▸ WRITTEN TASK
Exclude the pictures and reproduce the remaining data exactly as written.

▸ INFORMATION PROVIDED
☆ ☆ ☆ ☆ ☆ ☆ ☆
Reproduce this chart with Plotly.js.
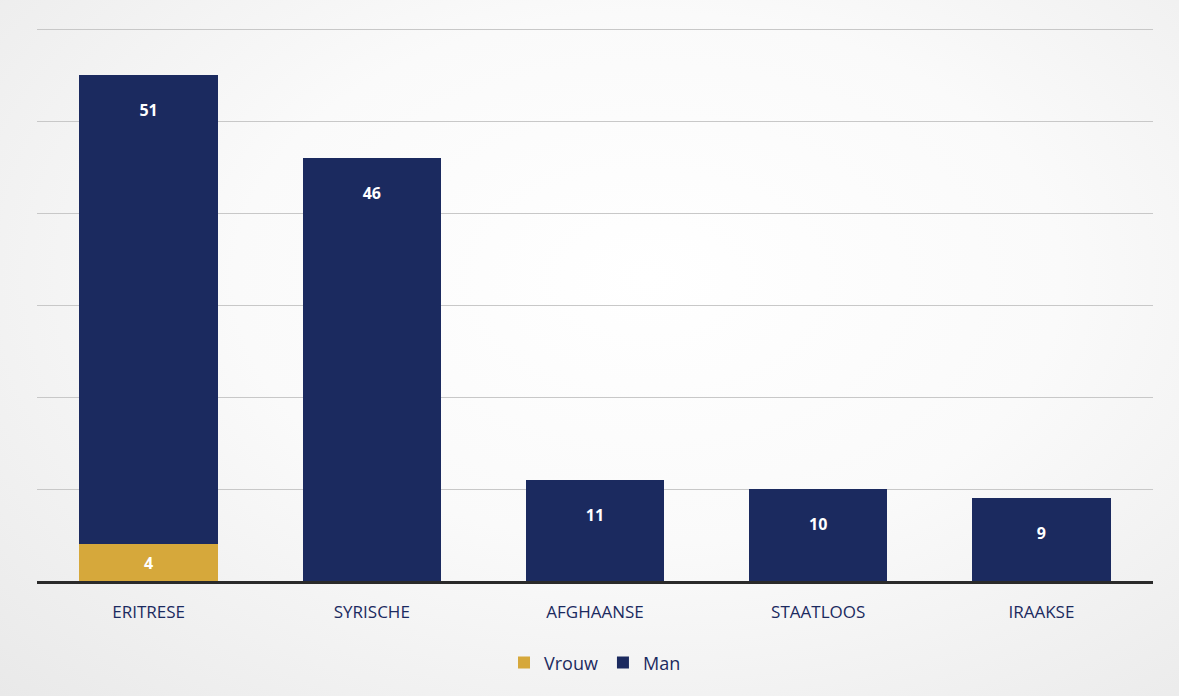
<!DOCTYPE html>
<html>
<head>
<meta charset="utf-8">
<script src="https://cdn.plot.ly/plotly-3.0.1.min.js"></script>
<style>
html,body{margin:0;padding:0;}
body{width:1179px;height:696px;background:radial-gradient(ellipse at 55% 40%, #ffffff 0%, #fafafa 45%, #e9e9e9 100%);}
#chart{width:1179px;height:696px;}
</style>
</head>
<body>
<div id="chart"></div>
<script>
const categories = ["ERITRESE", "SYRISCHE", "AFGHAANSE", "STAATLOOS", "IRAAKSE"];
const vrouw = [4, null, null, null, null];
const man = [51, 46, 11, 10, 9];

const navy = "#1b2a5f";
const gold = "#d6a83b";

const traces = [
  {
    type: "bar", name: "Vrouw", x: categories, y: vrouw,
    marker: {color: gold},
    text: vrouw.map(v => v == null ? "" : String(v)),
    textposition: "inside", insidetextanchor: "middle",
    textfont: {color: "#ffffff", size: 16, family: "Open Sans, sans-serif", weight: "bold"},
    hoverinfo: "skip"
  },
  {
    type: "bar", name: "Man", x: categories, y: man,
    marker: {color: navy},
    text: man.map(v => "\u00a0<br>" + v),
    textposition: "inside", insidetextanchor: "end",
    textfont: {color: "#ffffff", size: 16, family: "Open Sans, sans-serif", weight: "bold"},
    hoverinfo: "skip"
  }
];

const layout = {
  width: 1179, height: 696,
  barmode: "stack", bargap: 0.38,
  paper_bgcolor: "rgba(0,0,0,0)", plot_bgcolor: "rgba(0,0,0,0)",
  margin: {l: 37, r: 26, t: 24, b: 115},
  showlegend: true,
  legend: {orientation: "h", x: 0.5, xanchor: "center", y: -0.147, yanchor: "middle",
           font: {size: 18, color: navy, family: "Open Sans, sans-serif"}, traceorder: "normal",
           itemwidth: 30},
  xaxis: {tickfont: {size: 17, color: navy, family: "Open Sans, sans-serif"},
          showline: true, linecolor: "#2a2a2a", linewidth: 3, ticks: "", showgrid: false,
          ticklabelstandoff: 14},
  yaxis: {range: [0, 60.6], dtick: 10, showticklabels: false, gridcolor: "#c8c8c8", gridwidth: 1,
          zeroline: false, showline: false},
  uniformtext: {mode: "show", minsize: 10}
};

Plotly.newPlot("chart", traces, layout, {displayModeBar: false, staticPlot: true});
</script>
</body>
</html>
☆ ☆ ☆ ☆ ☆ ☆ ☆
▸ SOLUTION FOR THIS TASK
Reproduce this chart with Plotly.js.
<!DOCTYPE html>
<html>
<head>
<meta charset="utf-8">
<script src="https://cdn.plot.ly/plotly-3.0.1.min.js"></script>
<style>
html,body{margin:0;padding:0;}
body{width:1179px;height:696px;background:radial-gradient(ellipse at 55% 40%, #ffffff 0%, #fafafa 45%, #e9e9e9 100%);}
#chart{width:1179px;height:696px;}
</style>
</head>
<body>
<div id="chart"></div>
<script>
const categories = ["ERITRESE", "SYRISCHE", "AFGHAANSE", "STAATLOOS", "IRAAKSE"];
const vrouw = [4, null, null, null, null];
const man = [51, 46, 11, 10, 9];

const navy = "#1b2a5f";
const gold = "#d6a83b";

const traces = [
  {
    type: "bar", name: "Vrouw", x: categories, y: vrouw,
    marker: {color: gold},
    text: vrouw.map(v => v == null ? "" : String(v)),
    textposition: "inside", insidetextanchor: "middle",
    textfont: {color: "#ffffff", size: 16, family: "Open Sans, sans-serif", weight: "bold"},
    hoverinfo: "skip"
  },
  {
    type: "bar", name: "Man", x: categories, y: man,
    marker: {color: navy},
    text: man.map(v => "\u00a0<br>" + v),
    textposition: "inside", insidetextanchor: "end",
    textfont: {color: "#ffffff", size: 16, family: "Open Sans, sans-serif", weight: "bold"},
    hoverinfo: "skip"
  }
];

const layout = {
  width: 1179, height: 696,
  barmode: "stack", bargap: 0.38,
  paper_bgcolor: "rgba(0,0,0,0)", plot_bgcolor: "rgba(0,0,0,0)",
  margin: {l: 37, r: 26, t: 24, b: 115},
  showlegend: true,
  legend: {orientation: "h", x: 0.5, xanchor: "center", y: -0.147, yanchor: "middle",
           font: {size: 18, color: navy, family: "Open Sans, sans-serif"}, traceorder: "normal",
           itemwidth: 30},
  xaxis: {tickfont: {size: 17, color: navy, family: "Open Sans, sans-serif"},
          showline: true, linecolor: "#2a2a2a", linewidth: 3, ticks: "", showgrid: false,
          ticklabelstandoff: 14},
  yaxis: {range: [0, 60.6], dtick: 10, showticklabels: false, gridcolor: "#c8c8c8", gridwidth: 1,
          zeroline: false, showline: false},
  uniformtext: {mode: "show", minsize: 10}
};

Plotly.newPlot("chart", traces, layout, {displayModeBar: false, staticPlot: true});
</script>
</body>
</html>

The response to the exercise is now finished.